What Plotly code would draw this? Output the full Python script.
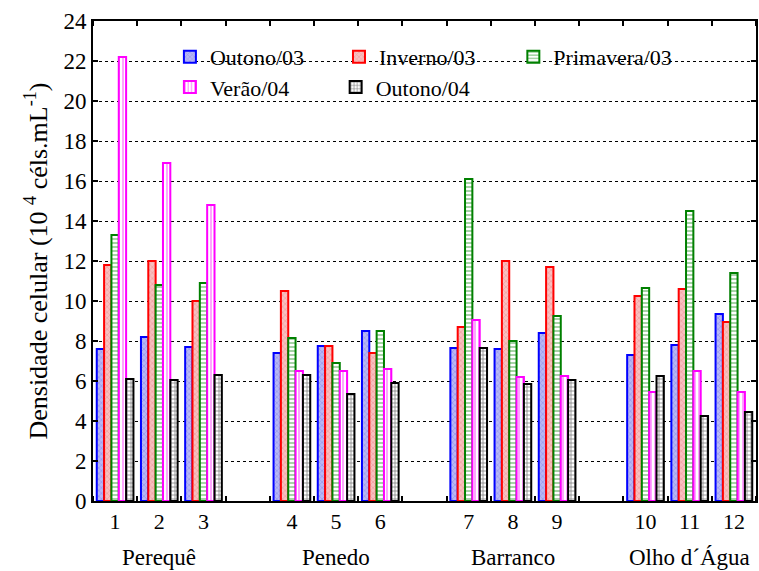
import plotly.graph_objects as go

sites = ["1", "2", "3", "4", "5", "6", "7", "8", "9", "10", "11", "12"]
groups = ["Perequê", "Penedo", "Barranco", "Olho d´Água"]
site_group = [0, 0, 0, 1, 1, 1, 2, 2, 2, 3, 3, 3]

outono03 = [7.6, 8.2, 7.7, 7.4, 7.75, 8.5, 7.65, 7.6, 8.4, 7.3, 7.8, 9.35]
inverno03 = [11.8, 12.0, 10.0, 10.5, 7.75, 7.4, 8.7, 12.0, 11.7, 10.25, 10.6, 8.95]
primavera03 = [13.3, 10.8, 10.9, 8.15, 6.9, 8.5, 16.1, 8.0, 9.25, 10.65, 14.5, 11.4]
verao04 = [22.2, 16.9, 14.8, 6.5, 6.5, 6.6, 9.05, 6.2, 6.25, 5.45, 6.5, 5.45]
outono04 = [6.1, 6.05, 6.3, 6.3, 5.35, 5.9, 7.65, 5.85, 6.05, 6.25, 4.25, 4.45]

series = [
    ("Outono/03", outono03, "#0000ff", "x", "#b8b8f4", "rgba(110,110,230,0.9)"),
    ("Inverno/03", inverno03, "#ff0000", "x", "#f8c0c0", "rgba(230,120,120,0.9)"),
    ("Primavera/03", primavera03, "#008000", "-", "white", "#008000"),
    ("Verão/04", verao04, "#ff00ff", "|", "white", "#ff00ff"),
    ("Outono/04", outono04, "#000000", "+", "white", "#000000"),
]

# legend item placement (paper coords of each entry)
legend_pos = [(0.116, 0.925), (0.371, 0.925), (0.634, 0.925),
              (0.116, 0.862), (0.366, 0.862)]

# slot position: site index plus one empty slot between location groups
xpos = [i + g for i, g in enumerate(site_group)]

FONT = "Liberation Serif"

fig = go.Figure()
legend_layout = {}
for k, (name, vals, col, shp, bg, fg) in enumerate(series):
    lname = "legend" if k == 0 else f"legend{k + 1}"
    fig.add_trace(go.Bar(
        x=xpos, y=vals, name=name, legend=lname,
        marker=dict(color=bg, line=dict(color=col, width=2),
                    pattern=dict(shape=shp, fgcolor=fg, bgcolor=bg,
                                 size=4, solidity=0.35, fillmode="overlay")),
    ))
    lx, ly = legend_pos[k]
    legend_layout[lname] = dict(
        x=lx, y=ly, xanchor="left", yanchor="middle",
        bgcolor="rgba(0,0,0,0)", borderwidth=0,
        font=dict(family=FONT, size=22, color="black"),
    )

group_centers = []
for g in range(len(groups)):
    xs = [x for x, sg in zip(xpos, site_group) if sg == g]
    group_centers.append(sum(xs) / len(xs))

annotations = [
    dict(x=c, y=0, xref="x", yref="paper", yshift=-56, yanchor="middle", text=t,
         showarrow=False, font=dict(family=FONT, size=23, color="black"))
    for c, t in zip(group_centers, groups)
]

fig.update_layout(
    width=759, height=571,
    margin=dict(l=93, r=1, t=21, b=70),
    paper_bgcolor="white", plot_bgcolor="white",
    barmode="group", bargap=0.17, bargroupgap=0,
    font=dict(family=FONT, size=22, color="black"),
    annotations=annotations,
    showlegend=True,
    **legend_layout,
)

fig.update_xaxes(
    range=[-0.5, 14.5], tickmode="array", tickvals=xpos, ticktext=sites,
    ticks="", showgrid=False, zeroline=False,
    showline=True, linecolor="black", linewidth=2, mirror="ticks",
    tickfont=dict(family=FONT, size=22, color="black"),
    minor=dict(tick0=0.5, dtick=1, ticks="inside", ticklen=5, tickwidth=2,
               tickcolor="black", showgrid=False),
)
fig.update_yaxes(
    range=[0, 24], tickmode="linear", tick0=0, dtick=2,
    ticks="inside", ticklen=5, tickwidth=2, tickcolor="black",
    showline=True, linecolor="black", linewidth=2, mirror="ticks",
    showgrid=True, gridcolor="black", gridwidth=1, griddash="dot",
    zeroline=False,
    tickfont=dict(family=FONT, size=23, color="black"),
    title=dict(text="Densidade celular (10 <sup>4</sup> céls.mL<sup>-1</sup>)",
               font=dict(family=FONT, size=26, color="black"), standoff=8),
)

fig.write_html("out.html")
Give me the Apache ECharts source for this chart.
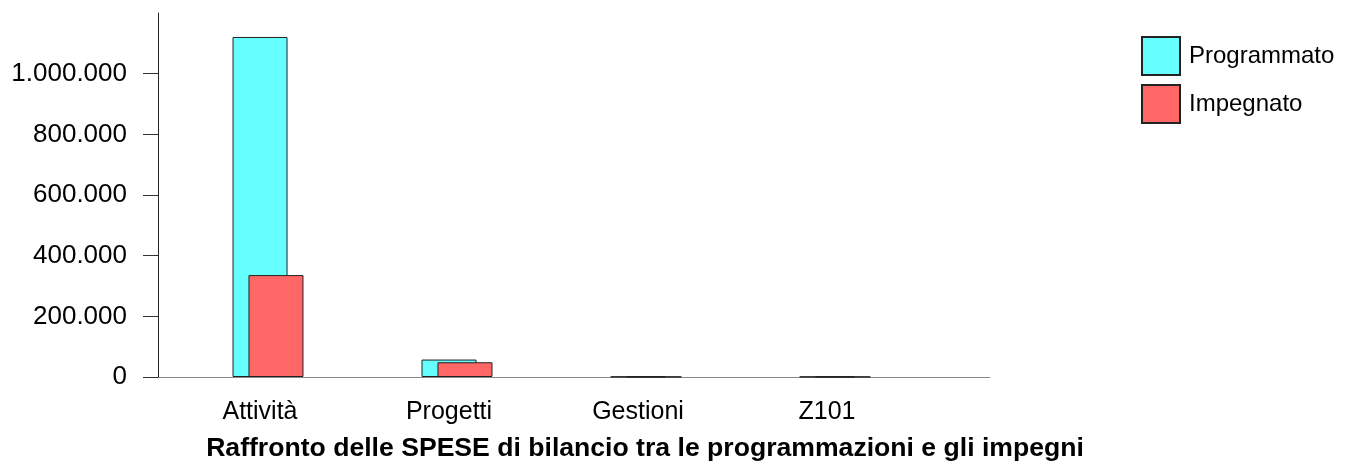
<!DOCTYPE html>
<html>
<head>
<meta charset="utf-8">
<script src="https://cdn.jsdelivr.net/npm/echarts@6/dist/echarts.min.js"></script>
<style>
  html, body { margin: 0; padding: 0; background: #fff; }
  #chart { width: 1351px; height: 466px; }
</style>
</head>
<body>
<div id="chart"></div>
<script>
var categories = ['Attività', 'Progetti', 'Gestioni', 'Z101'];
var programmato = [1121000, 57500, 1200, 1000];
var impegnato = [336000, 48600, 1000, 800];
var yTicks = [0, 200000, 400000, 600000, 800000, 1000000];
var titleText = 'Raffronto delle SPESE di bilancio tra le programmazioni e gli impegni';

var FONT = '"Liberation Sans", Arial, Helvetica, sans-serif';

function fmtNum(v) {
    return String(v).replace(/\B(?=(\d{3})+(?!\d))/g, '.');
}

// coppie [indice categoria, valore] per l'asse x numerico
function pairs(arr) {
    return arr.map(function(v, i) { return [i, v]; });
}

var chart = echarts.init(document.getElementById('chart'));
chart.setOption({
    animation: false,
    backgroundColor: '#fff',
    textStyle: { fontFamily: FONT },
    title: {
        text: titleText,
        left: 640,
        top: 430,
        textAlign: 'center',
        textStyle: { fontFamily: FONT, fontWeight: 'bold', fontSize: 26.6, color: '#000' }
    },
    legend: {
        orient: 'vertical',
        left: 1136,
        top: 31,
        itemWidth: 38,
        itemHeight: 38,
        itemGap: 8,
        icon: 'rect',
        textStyle: { fontFamily: FONT, fontSize: 24, color: '#000', padding: [0, 0, 0, 4] },
        data: ['Programmato', 'Impegnato']
    },
    grid: { left: 158, right: 361, top: 13, bottom: 89, containLabel: false },
    xAxis: {
        type: 'value',
        min: -0.582,
        max: 3.82,
        axisLine: { show: true, onZero: true, lineStyle: { color: '#888', width: 1 } },
        axisTick: { show: false },
        splitLine: { show: false },
        axisLabel: {
            customValues: [0, 1, 2, 3],
            formatter: function(v) { return categories[v]; },
            margin: 23,
            padding: [0, 16, 0, 0],
            fontFamily: FONT,
            fontSize: 25,
            color: '#000'
        }
    },
    yAxis: {
        type: 'value',
        min: 0,
        max: 1200000,
        axisLine: { show: true, onZero: false, lineStyle: { color: '#222', width: 1 } },
        axisTick: { show: true, length: 15, customValues: yTicks, lineStyle: { color: '#333' } },
        splitLine: { show: false },
        axisLabel: {
            customValues: yTicks,
            formatter: fmtNum,
            margin: 31,
            fontFamily: FONT,
            fontSize: 26,
            color: '#000'
        }
    },
    series: [
        {
            name: 'Programmato',
            type: 'bar',
            barWidth: 55,
            barGap: '-71%',
            data: pairs(programmato),
            itemStyle: { color: '#66ffff', borderColor: '#222', borderWidth: 1 }
        },
        {
            name: 'Impegnato',
            type: 'bar',
            barWidth: 55,
            data: pairs(impegnato),
            itemStyle: { color: '#ff6666', borderColor: '#222', borderWidth: 1 }
        }
    ]
});
</script>
</body>
</html>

######

● **What the exercise asks**: Leave the pictures out and please restate exactly the lines running from the start of the material through the one with "2, 2, 3, 3, 3]".

● **Written answer**:
What Plotly code would draw this? Output the full Python script.
import plotly.graph_objects as go

sites = ["1", "2", "3", "4", "5", "6", "7", "8", "9", "10", "11", "12"]
groups = ["Perequê", "Penedo", "Barranco", "Olho d´Água"]
site_group = [0, 0, 0, 1, 1, 1, 2, 2, 2, 3, 3, 3]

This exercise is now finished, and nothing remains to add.